Michigan Üniversitesi'nde görevli olan Donald Glaser, söylentilere göre bir barda soğuk birasının keyfini çıkarırken kendisine 1960'te Nobel Barış Ödülü'nü kazandıracak olan ilk kabarcık odasını 1952 yılında icat etmesine önayak olacak fikri buldu. Glaser'ın ürettiği kabarcık odası, bir elin baş parmağından küçüktü. Glaser'a göre atomdan da küçük parçacıklar bir parçacık hızlandırıcısının desteği ile içerisinde sıvı olan bir odacıktan geçebilirdi. Doğru koşullarda bu parçacığın geçişi sırasında ortaya küçük kabarcıklar çıkardı. Bu parçacıkların fotoğrafını çekip onları analiz ederek bilim insanları parçacıkların doğası hakkında çok değerli bilgilere ulaşabilirdi.
2006 yılında Glaser, içtiği biradaki kabarcıkların kendisine ilham verdiği söylentisini reddetti ancak kendisi yaptığı ilk deneylerde sıvı olarak birayı kullandı. Glaser'in fikri işe yaramıştı ve pek çok farklı türdeki kabarcık odası dünyanın çeşitli yerlerinde atom parçalayıcı olarak kullanıldı. Dünya'nın en iyi ve en büyük kabarcık odalarının boyu 20 kübik metre ölçülerine ulaştı ve bu oda içerisinde kaynama noktasının hemen altında sıvı hidrojen depolanıyordu.

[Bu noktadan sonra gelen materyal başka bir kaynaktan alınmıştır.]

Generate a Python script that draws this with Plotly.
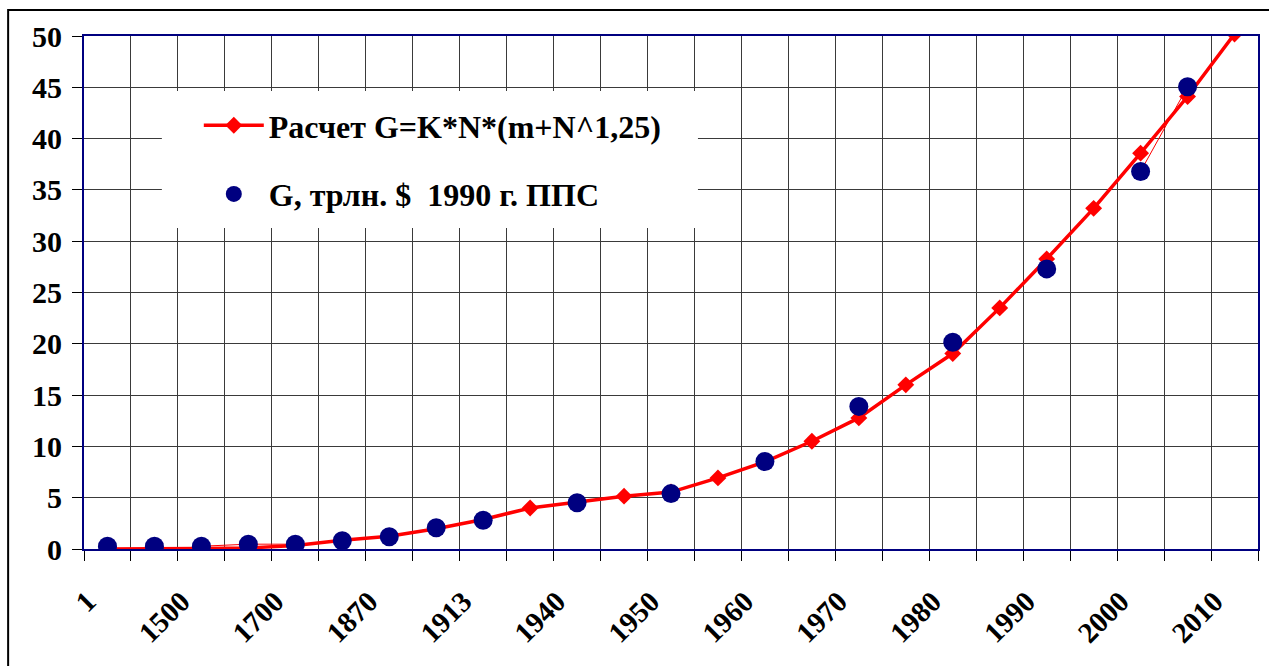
import plotly.graph_objects as go

# Category axis: 25 slots, every other one labelled
slot_labels = ["1", "", "1500", "", "1700", "", "1870", "", "1913", "", "1940", "",
               "1950", "", "1960", "", "1970", "", "1980", "", "1990", "", "2000", "", "2010"]

# Model curve G = K*N*(m+N^1.25), trillion $ (one value per slot)
calc_G = [0.0, 0.0, 0.05, 0.1, 0.35, 0.86, 1.25, 1.97, 2.87, 4.0, 4.55, 5.15, 5.55,
          6.93, 8.5, 10.5, 12.78, 16.0, 19.05, 23.5, 28.27, 33.2, 38.58, 44.1, 50.2]

# Observed G, trillion 1990 PPP $ (slot index, value)
obs_slot = [0, 1, 2, 3, 4, 5, 6, 7, 8, 10, 12, 14, 16, 18, 20, 22, 23]
obs_G = [0.27, 0.27, 0.27, 0.47, 0.47, 0.8, 1.19, 2.07, 2.8, 4.5, 5.4, 8.52,
         13.9, 20.15, 27.3, 36.8, 45.06]

# observed slots joined by the thin hairline
hair_slots = [[2, 3, 4], [6, 7, 8], [22, 23]]

y_ticks = [0, 5, 10, 15, 20, 25, 30, 35, 40, 45, 50]

W, H = 1269, 666
ML, MR, MT, MB = 84, 9, 36, 117
PW, PH = W - ML - MR, H - MT - MB

def px_x(p):
    return (p - ML) / PW

def px_y(p):
    return (H - MB - p) / PH

FONT = "Liberation Serif"
NAVY = "#000080"
GRID = "#3a3a3a"

slots = list(range(len(slot_labels)))
label_slots = [i for i, t in enumerate(slot_labels) if t]
obs_by_slot = dict(zip(obs_slot, obs_G))

hair_x, hair_y = [], []
for seg in hair_slots:
    hair_x += seg + [None]
    hair_y += [obs_by_slot[s] for s in seg] + [None]

fig = go.Figure()

fig.add_trace(go.Scatter(
    x=hair_x, y=hair_y, mode="lines",
    line=dict(color="#ff0000", width=1),
    showlegend=False, hoverinfo="skip", connectgaps=False,
))

fig.add_trace(go.Scatter(
    x=slots, y=calc_G, mode="lines+markers",
    name="Расчет G=K*N*(m+N^1,25)",
    line=dict(color="#ff0000", width=3.5),
    marker=dict(symbol="diamond", size=13, color="#ff0000"),
    legendgroup="a",
))

fig.add_trace(go.Scatter(
    x=obs_slot, y=obs_G, mode="markers",
    name="G, трлн. $  1990 г. ППС",
    marker=dict(symbol="circle", size=19, color=NAVY),
    legendgroup="b",
))

fig.update_layout(
    width=W, height=H,
    margin=dict(l=ML, r=MR, t=MT, b=MB),
    paper_bgcolor="white", plot_bgcolor="white",
    showlegend=True,
    legend=dict(
        x=px_x(199), y=px_y(98), xanchor="left", yanchor="top",
        bgcolor="rgba(0,0,0,0)", borderwidth=0,
        font=dict(family=FONT, size=32, color="black", weight="bold"),
        traceorder="grouped", tracegroupgap=24, itemwidth=60,
    ),
    shapes=[
        # white panel behind the legend
        dict(type="rect", xref="paper", yref="paper", layer="above",
             x0=px_x(162), x1=px_x(699), y0=px_y(228), y1=px_y(91),
             fillcolor="white", line=dict(width=0)),
        # outer chart frame
        dict(type="rect", xref="paper", yref="paper",
             x0=px_x(8), x1=px_x(1280), y0=px_y(680), y1=px_y(10),
             line=dict(color="black", width=2), fillcolor="rgba(0,0,0,0)"),
    ],
)

fig.update_xaxes(
    range=[-0.5, len(slots) - 0.5],
    tickmode="array", tickvals=label_slots,
    ticktext=[slot_labels[i] for i in label_slots],
    tickangle=-45, ticks="", showgrid=False, zeroline=False,
    ticklabelstandoff=22, ticklabelshift=-20,
    tickfont=dict(family=FONT, size=29, color="black", weight="bold"),
    showline=True, linecolor=NAVY, linewidth=2, mirror=True,
    minor=dict(tickmode="array", tickvals=[i - 0.5 for i in range(len(slots) + 1)],
               showgrid=True, gridcolor=GRID, gridwidth=1.2,
               ticks="outside", ticklen=10, tickcolor="black", tickwidth=1),
)

fig.update_yaxes(
    range=[0, 50], tickmode="array", tickvals=y_ticks,
    ticks="outside", ticklen=10, tickcolor="black",
    ticklabelstandoff=4,
    showgrid=True, gridcolor=GRID, gridwidth=1.2, zeroline=False,
    tickfont=dict(family=FONT, size=30, color="black", weight="bold"),
    showline=True, linecolor=NAVY, linewidth=2, mirror=True,
)

fig.write_html("out.html")
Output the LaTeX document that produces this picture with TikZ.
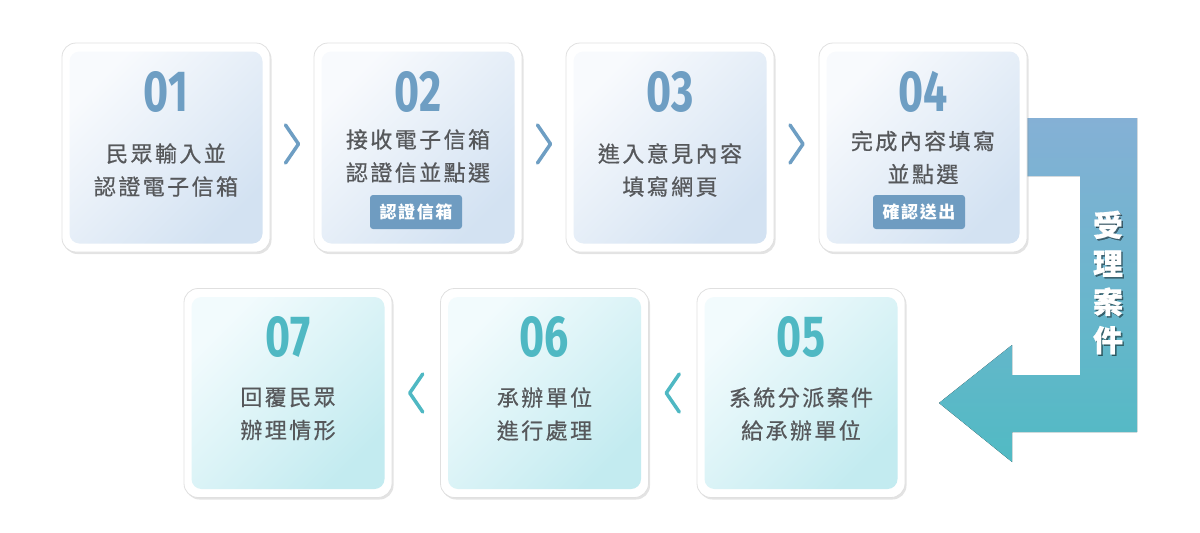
\documentclass[tikz,border=0pt]{standalone}
\usepackage{fontspec}
\setmainfont{Fira Sans}
\newfontfamily\cjk[LetterSpace=11,FakeBold=0.6]{Noto Sans CJK TC}
\newfontfamily\tagfont[LetterSpace=9]{Noto Sans CJK TC}
\newfontfamily\numfont[FakeStretch=0.74]{Fira Sans}
\usetikzlibrary{positioning,shadows,calc}
\definecolor{numtop}{HTML}{6E9EC3}
\definecolor{numbot}{HTML}{4FB8C3}
\definecolor{bodytxt}{HTML}{56585B}
\definecolor{topA}{HTML}{F8FAFD}
\definecolor{topB}{HTML}{D3E2F2}
\definecolor{botA}{HTML}{F2FBFD}
\definecolor{botB}{HTML}{C3EBF0}
\definecolor{tagc}{HTML}{6F9CC1}
\definecolor{arrA}{HTML}{8CAFD8}
\definecolor{arrB}{HTML}{52BAC4}
\pgfdeclareverticalshading{arrshade}{100bp}{color(0bp)=(arrB); color(26bp)=(arrB); color(82bp)=(arrA); color(100bp)=(arrA)}

\begin{document}
\begin{tikzpicture}[x=1pt,y=-1pt,
  frame/.style={draw=black!12,line width=0.8pt,fill=white,rounded corners=14pt,minimum width=208pt,minimum height=209pt,inner sep=0pt,drop shadow={shadow xshift=1.5pt,shadow yshift=-2pt,opacity=0.22}},
  paneltop/.style={rounded corners=10pt,minimum width=193pt,minimum height=192pt,inner sep=0pt,top color=topA,bottom color=topB,shading angle=45},
  panelbot/.style={paneltop,top color=botA,bottom color=botB,shading angle=45},
  numtop/.style={inner sep=0pt,text=numtop,font=\numfont\bfseries\fontsize{58}{58}\selectfont},
  numbot/.style={numtop,text=numbot},
  body/.style={inner sep=0pt,align=center,text=bodytxt,font=\cjk\fontsize{22}{33}\selectfont},
  tagbox/.style={fill=tagc,rounded corners=3pt,minimum width=92pt,minimum height=34pt,inner sep=0pt,text=white,font=\tagfont\bfseries\fontsize{17}{17}\selectfont},
  chevtop/.style={draw=numtop,line width=3.5pt,line cap=round,line join=round},
  chevbot/.style={chevtop,draw=numbot}]
\useasboundingbox (0,0) rectangle (1200,533);
\fill[shading=arrshade] (1010,118) -- (1137,118) -- (1137,432) -- (1012,432) -- (1012,462) -- (939,403) -- (1012,345) -- (1012,375) -- (1080,375) -- (1080,176) -- (1010,176) -- cycle;
\node[inner sep=0pt,align=center,text=black,opacity=0.45,font=\cjk\bfseries\fontsize{30}{38.3}\selectfont] (caseshadow) at (1109.5,284) {受\\理\\案\\件};
\node[inner sep=0pt,align=center,text=white,font=\cjk\bfseries\fontsize{30}{38.3}\selectfont] (casetext) at (1108,282.5) {受\\理\\案\\件};

\node[frame] (f1) at (166,147.5) {};
\node[paneltop] (p1) at (f1.center) {};
\node[numtop] (n1) at (166,92) {01};
\node[body] (t1) at (166,170) {民眾輸入並\\認證電子信箱};

\node[frame] (f2) at (418,147.5) {};
\node[paneltop] (p2) at (f2.center) {};
\node[numtop] (n2) at (418,92) {02};
\node[body] (t2) at (418,156) {接收電子信箱\\認證信並點選};
\node[tagbox] (g2) at (416,212) {認證信箱};

\node[frame] (f3) at (670,147.5) {};
\node[paneltop] (p3) at (f3.center) {};
\node[numtop] (n3) at (670,92) {03};
\node[body] (t3) at (670,170) {進入意見內容\\填寫網頁};

\node[frame] (f4) at (923,147.5) {};
\node[paneltop] (p4) at (f4.center) {};
\node[numtop] (n4) at (923,92) {04};
\node[body] (t4) at (923,157.5) {完成內容填寫\\並點選};
\node[tagbox] (g4) at (919,212) {確認送出};

\node[frame] (f5) at (801,393) {};
\node[panelbot] (p5) at (f5.center) {};
\node[numbot] (n5) at (801,337) {05};
\node[body] (t5) at (801,414) {系統分派案件\\給承辦單位};

\node[frame] (f6) at (544.5,393) {};
\node[panelbot] (p6) at (f6.center) {};
\node[numbot] (n6) at (544.5,337) {06};
\node[body] (t6) at (544.5,414) {承辦單位\\進行處理};

\node[frame] (f7) at (288,393) {};
\node[panelbot] (p7) at (f7.center) {};
\node[numbot] (n7) at (288,337) {07};
\node[body] (t7) at (288,414) {回覆民眾\\辦理情形};

\draw[chevtop] ([shift={(-6.5,-22.5)}]$(f1.east)!.5!(f2.west)$) -- ++(13,19) -- ++(-13,19);
\draw[chevtop] ([shift={(-6.5,-22.5)}]$(f2.east)!.5!(f3.west)$) -- ++(13,19) -- ++(-13,19);
\draw[chevtop] ([shift={(-6.5,-22.5)}]$(f3.east)!.5!(f4.west)$) -- ++(13,19) -- ++(-13,19);
\draw[chevbot] ([shift={(6.5,-19)}]$(f6.east)!.5!(f5.west)$) -- ++(-13,19) -- ++(13,19);
\draw[chevbot] ([shift={(6.5,-19)}]$(f7.east)!.5!(f6.west)$) -- ++(-13,19) -- ++(13,19);
\end{tikzpicture}
\end{document}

Parçacıklar kabarcık odasına girdikçe, içerideki basınç düşürülüyor ve bu sayede içerideki sıvı hidrojen aşırı ısınmış yarı dengeli bir hal alıyordu. Bu durum ortaya kabarcıkların çıkmasına ve içerideki basıncın daha da azaltılması durumunda bu kabarcıklar daha da büyüyor ve bir süre sonra üç boyutlu kameralar tarafından görüntülenebilir hale geliyordu.
Kabarcık odası özellikle parçacık fiziği alanında bir çığır açtı ve 1980lerin ortalarında icat edilen kablo odacığına kadar yoğun bir şekilde kullanıldı. Günümüzde karanlık madde üzerine yapılan araştırmalarda kabarcık odası yeniden kullanılmaya başlandı.